WHAT NEEDS TO BE DONE: Copy exactly the lines from the start of the material through the line with "8910, 9440, 9920];". Pictures stay out of the copy.

RAW DATA:

----------------------------------------

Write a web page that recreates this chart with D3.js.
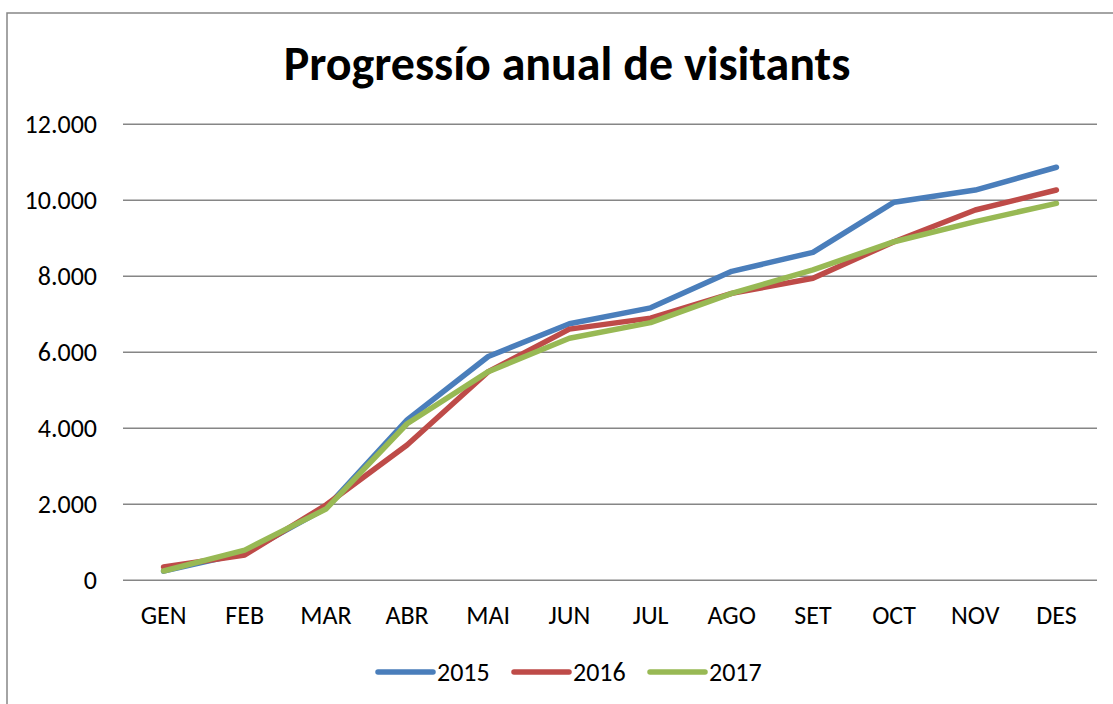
<!DOCTYPE html>
<html>
<head>
<meta charset="utf-8">
<script src="https://cdn.jsdelivr.net/npm/d3@7"></script>
<style>
  html, body { margin: 0; padding: 0; background: #fff; }
  svg { display: block; }
</style>
</head>
<body>
<div id="chart"></div>
<script>
// Progressió anual de visitants — cumulative visitors per month, 3 years

const months = ["GEN", "FEB", "MAR", "ABR", "MAI", "JUN", "JUL", "AGO", "SET", "OCT", "NOV", "DES"];
const years  = ["2015", "2016", "2017"];

const v2015 = [240, 720, 1900, 4220, 5890, 6750, 7170, 8130, 8630, 9950, 10270, 10870];
const v2016 = [350, 665, 1980, 3560, 5490, 6610, 6900, 7550, 7950, 8910, 9745, 10270];
const v2017 = [245, 795, 1875, 4120, 5490, 6370, 6780, 7550, 8170, 8910, 9440, 9920];

const yTicks = [0, 2000, 4000, 6000, 8000, 10000, 12000];

const COLORS = { "2015": "#4a7ebb", "2016": "#be4b48", "2017": "#98b954" };
const series = [
  { year: "2015", values: v2015 },
  { year: "2016", values: v2016 },
  { year: "2017", values: v2017 }
];

const width = 1113, height = 704;
const margin = { top: 124.3, right: 16, bottom: 123.7, left: 123 };
const plot_width  = width  - margin.left - margin.right;
const plot_height = height - margin.top  - margin.bottom;

const FONT = "Carlito, Lato, 'Open Sans', sans-serif";

const canvas = d3.select("#chart")
  .append("svg")
  .attr("width", width)
  .attr("height", height);

// outer chart border (only left and top are visible in frame)
canvas.append("rect")
  .attr("x", 7).attr("y", 13)
  .attr("width", width + 20).attr("height", height + 20)
  .attr("fill", "none")
  .attr("stroke", "#868686")
  .attr("stroke-width", 1.5);

// TITLE
canvas.append("text")
  .attr("x", 567)
  .attr("y", 80)
  .attr("text-anchor", "middle")
  .style("font-family", FONT)
  .style("font-size", "48px")
  .style("font-weight", "bold")
  .style("fill", "#000")
  .text("Progressío anual de visitants");

const x = d3.scaleBand()
  .domain(months)
  .range([margin.left, margin.left + plot_width]);

const y = d3.scaleLinear()
  .domain([0, 12000])
  .range([margin.top + plot_height, margin.top]);

const fmt = d => d3.format(",")(d).replace(/,/g, ".");

// gridlines
canvas.append("g")
  .selectAll("line")
  .data(yTicks)
  .join("line")
  .attr("x1", margin.left)
  .attr("x2", margin.left + plot_width)
  .attr("y1", d => y(d))
  .attr("y2", d => y(d))
  .attr("stroke", "#868686")
  .attr("stroke-width", 1.6);

// Y labels
canvas.append("g")
  .selectAll("text")
  .data(yTicks)
  .join("text")
  .attr("x", 97)
  .attr("y", d => y(d))
  .attr("dy", "0.35em")
  .attr("text-anchor", "end")
  .style("font-family", FONT)
  .style("font-size", "26px")
  .style("fill", "#000")
  .text(fmt);

// X labels
canvas.append("g")
  .selectAll("text")
  .data(months)
  .join("text")
  .attr("x", d => x(d) + x.bandwidth() / 2)
  .attr("y", 615)
  .attr("dy", "0.35em")
  .attr("text-anchor", "middle")
  .style("font-family", FONT)
  .style("font-size", "26px")
  .style("fill", "#000")
  .text(d => d);

// LINES
const line = d3.line()
  .x((d, i) => x(months[i]) + x.bandwidth() / 2)
  .y(d => y(d));

canvas.append("g")
  .selectAll("path")
  .data(series)
  .join("path")
  .attr("d", d => line(d.values))
  .attr("fill", "none")
  .attr("stroke", d => COLORS[d.year])
  .attr("stroke-width", 5.5)
  .attr("stroke-linejoin", "round")
  .attr("stroke-linecap", "round");

// LEGEND
const legendX = [378, 514, 650];
const legendG = canvas.append("g");
years.forEach((yr, i) => {
  const row = legendG.append("g").attr("transform", `translate(${legendX[i]}, 672)`);
  row.append("line")
    .attr("x1", 0).attr("x2", 55)
    .attr("y1", 0).attr("y2", 0)
    .attr("stroke", COLORS[yr])
    .attr("stroke-width", 5.5)
    .attr("stroke-linecap", "round");
  row.append("text")
    .attr("x", 59).attr("y", 0)
    .attr("dy", "0.35em")
    .style("font-family", FONT)
    .style("font-size", "26px")
    .style("fill", "#000")
    .text(yr);
});
</script>
</body>
</html>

----------------------------------------

RESPONSE TO THIS TASK:
Write a web page that recreates this chart with D3.js.
<!DOCTYPE html>
<html>
<head>
<meta charset="utf-8">
<script src="https://cdn.jsdelivr.net/npm/d3@7"></script>
<style>
  html, body { margin: 0; padding: 0; background: #fff; }
  svg { display: block; }
</style>
</head>
<body>
<div id="chart"></div>
<script>
// Progressió anual de visitants — cumulative visitors per month, 3 years

const months = ["GEN", "FEB", "MAR", "ABR", "MAI", "JUN", "JUL", "AGO", "SET", "OCT", "NOV", "DES"];
const years  = ["2015", "2016", "2017"];

const v2015 = [240, 720, 1900, 4220, 5890, 6750, 7170, 8130, 8630, 9950, 10270, 10870];
const v2016 = [350, 665, 1980, 3560, 5490, 6610, 6900, 7550, 7950, 8910, 9745, 10270];
const v2017 = [245, 795, 1875, 4120, 5490, 6370, 6780, 7550, 8170, 8910, 9440, 9920];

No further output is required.